Never knowing what’s around the next corner is a key reason Look Outside retains a sense of danger and tension throughout its 12-hour run. On Normal mode, saving is something you can only do in your own apartment, so the further you venture from its relative safety, the more daunting every dark corner becomes. Not to mention the building doesn’t always like to play ball and stay within its original blueprints.
Sooner or later, combat comes into play, and Look Outside employs turn-based tactics that might feel familiar to fans of Undertale or World of Horror. The weaponry on offer is rather makeshift, and distance between you and your foe plays a big part in battle, so preparation (as much as can be done when heading into the unknown) plays a big part in your excursions.
Stumbling into a fight you can’t win offers up a true survival wrinkle, as you cannot escape a fracas until a couple of turns have passed. So, what’s your strategy to stay alive for those turns?
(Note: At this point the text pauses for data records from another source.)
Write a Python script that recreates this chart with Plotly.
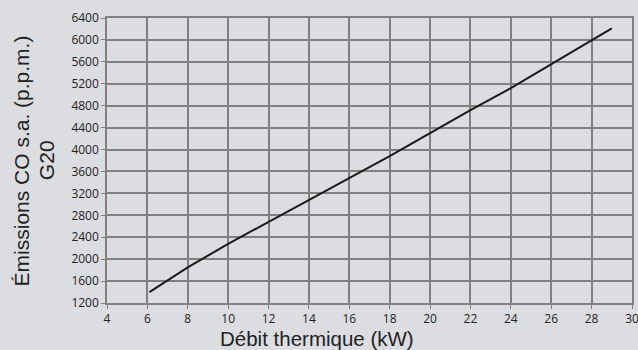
import plotly.graph_objects as go

# Débit thermique (kW) vs émissions CO s.a. (p.p.m.), G20
debit_kw = [6.1, 8, 10, 12, 14, 16, 18, 20, 22, 24, 26, 28, 29]
emissions_co = [1400, 1850, 2280, 2680, 3090, 3480, 3880, 4300, 4720, 5120, 5560, 5995, 6210]

x_ticks = list(range(4, 31, 2))
y_ticks = list(range(1200, 6401, 400))

x_title = 'Débit thermique (kW)'
y_title_lines = ['Émissions CO s.a. (p.p.m.)', 'G20']

BG = '#dcdde0'
GRID = '#808080'
TITLE_FONT = dict(family='Liberation Sans', size=21, color='#222222')

fig = go.Figure(
    go.Scatter(
        x=debit_kw,
        y=emissions_co,
        mode='lines',
        line=dict(color='#1a1a1a', width=2),
        showlegend=False,
    )
)

fig.update_layout(
    width=638,
    height=350,
    paper_bgcolor=BG,
    plot_bgcolor=BG,
    margin={"l": 107, "r": 6, "t": 18, "b": 47},
    font=dict(family='Open Sans', size=12, color='#222222'),
)

axis_style = dict(
    showgrid=True,
    gridcolor=GRID,
    gridwidth=1.5,
    showline=True,
    linecolor=GRID,
    linewidth=1.5,
    mirror=True,
    ticks='outside',
    ticklen=4,
    tickcolor=GRID,
    zeroline=False,
    automargin=False,
    ticklabeloverflow='allow',
)

fig.update_xaxes(range=[4, 30], tickvals=x_ticks, **axis_style)
fig.update_yaxes(range=[1200, 6400], tickvals=y_ticks, **axis_style)

# titles as annotations: the original has them off-centre and tightly spaced
fig.add_annotation(
    text=x_title, font={**TITLE_FONT, 'size': 20.5},
    xref='paper', yref='paper', x=0.4, y=-0.124,
    xanchor='center', yanchor='middle', showarrow=False, borderpad=0,
)
for line, xpos in zip(y_title_lines, [-0.162, -0.115]):
    fig.add_annotation(
        text=line, textangle=-90, font=TITLE_FONT,
        xref='paper', yref='paper', x=xpos, y=0.5,
        xanchor='center', yanchor='middle', showarrow=False,
    )

# the page's default body margin would shift the 638x350 figure
fig.write_html(
    "out.html",
    config={'displayModeBar': False},
    post_script="document.body.style.margin = '0';",
)
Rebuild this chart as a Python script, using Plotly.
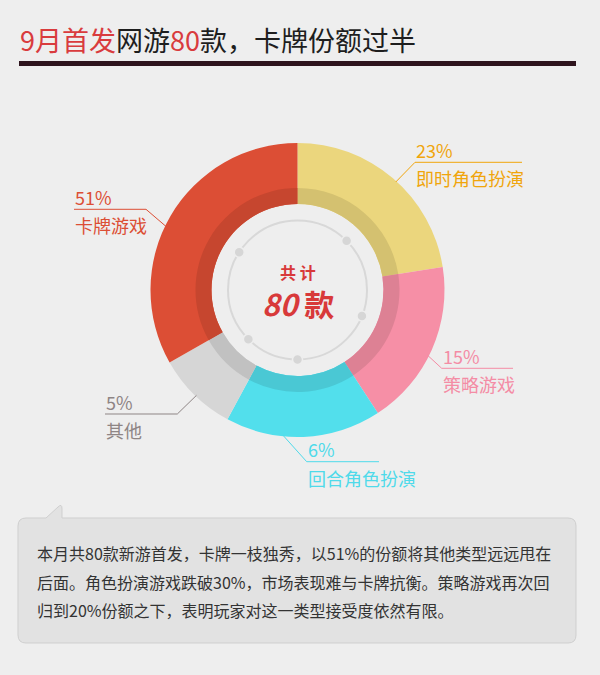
import math
import plotly.graph_objects as go

# 分类（顺时针，从12点方向开始）
categories = ["即时角色扮演", "策略游戏", "回合角色扮演", "其他", "卡牌游戏"]
# 图上标注的份额
pct_labels = [23, 15, 6, 5, 51]
# 图中扇区实际画出的大小（原图并未按比例绘制，按扇区角度读出）
drawn_shares = [22.5, 18.3, 17.1, 8.9, 33.2]

colors = ["#EBD67D", "#F68FA6", "#52DFEC", "#D6D6D6", "#DC4E35"]
band_colors = ["#D4C170", "#DD8194", "#4AC8D4", "#C1C1C1", "#C6462F"]
label_colors = ["#F0A50C", "#F48CA5", "#4FDAEA", "#8E8585", "#DC4E35"]

title_parts = [("9月首发", "#D93B3D"), ("网游", "#1E1E1E"), ("80", "#D93B3D"),
               ("款，卡牌份额过半", "#1E1E1E")]
note_lines = [
    "本月共80款新游首发，卡牌一枝独秀，以51%的份额将其他类型远远甩在",
    "后面。角色扮演游戏跌破30%，市场表现难与卡牌抗衡。策略游戏再次回",
    "归到20%份额之下，表明玩家对这一类型接受度依然有限。",
]

W, H = 600, 675
CX, CY = 297.5, 290
R_OUT, R_BAND, R_HOLE = 147, 102, 86
FONT = "Noto Sans CJK SC, Noto Sans, sans-serif"


def px(x):
    return x / W


def py(y):
    return 1 - y / H


def domain(r):
    return dict(x=[px(CX - r), px(CX + r)], y=[py(CY + r), py(CY - r)])


fig = go.Figure()

# 外环
fig.add_trace(go.Pie(
    labels=categories, values=drawn_shares, sort=False, direction="clockwise",
    rotation=0, hole=R_HOLE / R_OUT, domain=domain(R_OUT),
    marker=dict(colors=colors, line=dict(width=0)),
    textinfo="none", hoverinfo="skip", showlegend=False,
))
# 内侧深色带
fig.add_trace(go.Pie(
    labels=categories, values=drawn_shares, sort=False, direction="clockwise",
    rotation=0, hole=R_HOLE / R_BAND, domain=domain(R_BAND),
    marker=dict(colors=band_colors, line=dict(width=0)),
    textinfo="none", hoverinfo="skip", showlegend=False,
))

shapes = []
annotations = []

# 标题和下划线
title_html = "".join(f"<span style='color:{c}'>{t}</span>" for t, c in title_parts)
annotations.append(dict(x=px(18), y=py(39), xref="paper", yref="paper", text=title_html,
                        showarrow=False, xanchor="left", yanchor="middle",
                        font=dict(family=FONT, size=27)))
shapes.append(dict(type="rect", xref="paper", yref="paper", x0=px(19), x1=px(576),
                   y0=py(61), y1=py(66), fillcolor="#2E141D", line=dict(width=0)))

# 中心的细圆环和小圆点
rr = 69.5
shapes.append(dict(type="circle", xref="paper", yref="paper",
                   x0=px(CX - rr), x1=px(CX + rr), y0=py(CY + rr), y1=py(CY - rr),
                   line=dict(color="#D8D8D8", width=2)))
for a in [45, 112, 180, 225, 303]:
    t = math.radians(a)
    dx, dy = CX + rr * math.sin(t), CY - rr * math.cos(t)
    shapes.append(dict(type="circle", xref="paper", yref="paper",
                       x0=px(dx - 5), x1=px(dx + 5), y0=py(dy + 5), y1=py(dy - 5),
                       fillcolor="#D6D6D6", line=dict(color="#EEEEEE", width=1.5)))

annotations.append(dict(x=px(CX), y=py(272), xref="paper", yref="paper", text="<b>共 计</b>",
                        showarrow=False, font=dict(family=FONT, size=16, color="#D8393A")))
annotations.append(dict(x=px(CX), y=py(303), xref="paper", yref="paper", text="<b><i>80</i> 款</b>",
                        showarrow=False, font=dict(family=FONT, size=30, color="#D8393A")))

# 引线：起点角度、折点、水平线另一端
leaders = [
    (42.3, (415, 162.3), 522),
    (116.7, (441.7, 368.3), 513),
    (185.7, (306.7, 461.7), 379),
    (223.8, (177.3, 414), 105),
    (295.8, (146, 209.3), 74),
]
for i, (ang, (ex, ey), endx) in enumerate(leaders):
    t = math.radians(ang)
    sx, sy = CX + (R_OUT - 1) * math.sin(t), CY - (R_OUT - 1) * math.cos(t)
    path = f"M {px(sx)},{py(sy)} L {px(ex)},{py(ey)} L {px(endx)},{py(ey)}"
    shapes.append(dict(type="path", xref="paper", yref="paper", path=path,
                       line=dict(color=label_colors[i], width=1)))
    tx = min(ex, endx)
    annotations.append(dict(x=px(tx - 1), y=py(ey - 12.5), xref="paper", yref="paper",
                            text=f"{pct_labels[i]}%", showarrow=False, xanchor="left",
                            yanchor="middle", font=dict(family=FONT, size=18, color=label_colors[i])))
    annotations.append(dict(x=px(tx - 1), y=py(ey + 16), xref="paper", yref="paper",
                            text=categories[i], showarrow=False, xanchor="left",
                            yanchor="middle", font=dict(family=FONT, size=18, color=label_colors[i])))

# 说明气泡
box = ("M 26,518 L 46,518 L 58,507 Q 62,503 62,509 L 62,518 L 568,518 Q 576,518 576,526 "
       "L 576,635 Q 576,643 568,643 L 26,643 Q 18,643 18,635 L 18,526 Q 18,518 26,518 Z")
# 把像素路径换成 paper 坐标
tokens = []
for tok in box.split(" "):
    if "," in tok:
        a, b = tok.split(",")
        tokens.append(f"{px(float(a))},{py(float(b))}")
    else:
        tokens.append(tok)
shapes.append(dict(type="path", xref="paper", yref="paper", path=" ".join(tokens),
                   fillcolor="#E2E2E2", line=dict(color="#CFCFCF", width=1), layer="below"))

for k, line in enumerate(note_lines):
    annotations.append(dict(x=px(35), y=py(553 + k * 28.5), xref="paper", yref="paper",
                            text=line, showarrow=False, xanchor="left", yanchor="middle",
                            font=dict(family=FONT, size=16, color="#333333")))

fig.update_layout(
    width=W, height=H, margin=dict(l=0, r=0, t=0, b=0),
    paper_bgcolor="#EEEEEE", plot_bgcolor="#EEEEEE",
    shapes=shapes, annotations=annotations, showlegend=False,
)

# 去掉页面默认的 8px 边距
fig.write_html("out.html", config={"displayModeBar": False},
               post_script="document.body.style.margin='0';"
                           "document.body.style.overflow='hidden';")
The panic and eventual euphoria of escaping with your life from a brawl with some terrible creature is bottled survival horror, and in terms of role-playing, your choices in these moments hold a lot of weight.
No doubt, Look Outside can be unforgiving and brutal to the player, but it’s done so with its story in mind. You should feel like every step is in defiance of certain death, and the horrors of his world are cruel and uncaring, so why should we get any special treatment? That doesn’t mean you’ll get on with Look Outside’s odious odyssey just because you appreciate that. It will, however, allow you to respect its choices.
Score 9/10
Developer: Francis Coulombe
Publisher: Devolver Digital
Reviewed on: PC
Look Outside is out now on PC via Steam.